Chilly Days on the Farm:  Net farm income is expected by the USDA to fall 27% in 2014 as prices for the nation’s biggest crops, corn and soybeans, are to fall by more than the increase in volume from the large harvest last and this year.  A five-year low in prices makes sense also in the context of high if not record production in Brazil and a apparent slowdown in demand by China in 2014.  Record export values are still expected, including a new high of $25 billion worth of agricultural products to China, but with no drought forecasted at this stage in the US, it could be another record year for crop production and a weighing on prices in the future.  Argentine farmers are trying to time their selling of soybeans as the plummeting Peso renders their crop more valuable while another harvest is due to start in April.  As one can see in the FT graphic to the right, the projected build in inventories comes as soybeans become an inflation hedge for the farmer.  Only 6% of the crop has been sold so far compared to 11% same time last year and 25% same time in 2012 per Macquarie.  The unrest in the Ukraine has sparked rallies in Wheat and Corn but so far the protests have not materially impeded exports as the Crimea is not geographically located on the shipping routes.  While Arctic breezes froze North America in February, the rest of the world enjoyed record warmth – in fact, January was the fourth warmest on record from a global perspective.  Europe has been so balmy that UK gas consumers should see 10% cuts in their bills and continental Europe has stockpiles in place to dampen the volatility of the Russian natural gas that has to be transshipped through Ukraine.  One should not be blasé about the squeeze that Russia’s Gazprom is putting on Ukraine to pay up $1.9 billion owed on natural gas shipments, but there is some time to try to deal with the problem (How does that shutdown of nuclear power plants look now Germany?  Still a good idea?).  At least Abe is backtracking from permanently shutting down Japan’s nuclear power plants as he recognizes that the high cost of liquefied natural gas is crippling their trade balance.
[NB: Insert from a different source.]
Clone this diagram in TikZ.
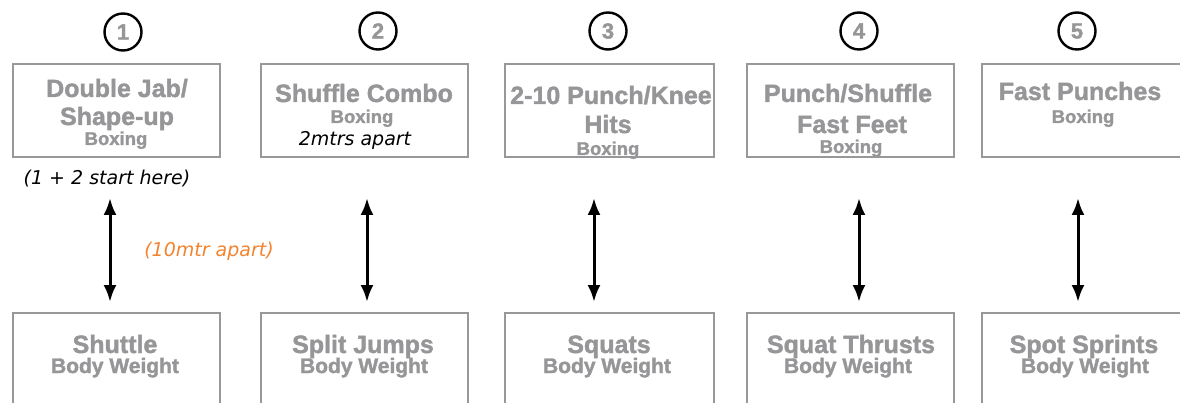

The Spanish oil company Repsol accepted $5 billion in compensation for the expropriation of their subsidiary by the Argentine government.  Of course, the payment is not in hard currency, but in the form of Argentine bonds yielding 7% to 8.75%.  The Argentine government is supposed to make up any shortfall in case the value of bonds falls but in such a time of crisis, they may claim to not have the wherewithal.  Gold held firm above $1320 per ounce at the end of February, up about 10% year-to-date.  A lower US dollar and the Ukrainian crisis have been supportive lately though Asian consumption has not picked up yet.  In banking news, Industrial and Commercial Bank of China is vying for DeutscheBank’s position on the UK gold fixing board after paying $765 million for a 60% controlling interest in Standard Chartered Bank’s market trading division.  While there have been a number of scandals and fines paid in relation to various price setting groups (LIBOR, foreign exchange), China’s position as the largest gold producer and consumer makes a Chinese bank an obvious candidate.  Barclays Bank meanwhile is shutting down its US and European power trading operations, after numerous staffing issues and being charged a $470 million fine for US energy market manipulation.  Speaking of energy, Tesla is enjoying a doubling of Q4 2013 revenue versus the same quarter in 2012 and leveraging its positive press to issue a $1.6 billion convertible bond to start building a $5 billion battery factory with production to begin in 2017.  Panasonic, the current battery supplier, is considering contributing to the project, which would double today’s global production of all lithium-ion batteries. 


Invest wisely!


David Burkart, CFA  

Coloma Capital Futures®, LLC

 Special contributor to aiSource


Additional information sources:  Bloomberg, Financial Times, South Bay Research, United ICAP, and Wall Street Journal.

[1]  Apologies to President Theodore Roosevelt, but I am currently enjoying Doris Kearn Goodwins’ The Bully Pulpit:  Theodore Roosevelt, William Howard Taft, and the Golden Age of Journalism – I recommend it to you history buffs and anyone interested about the (ongoing) battle between popular and corporate /entrenched power in America.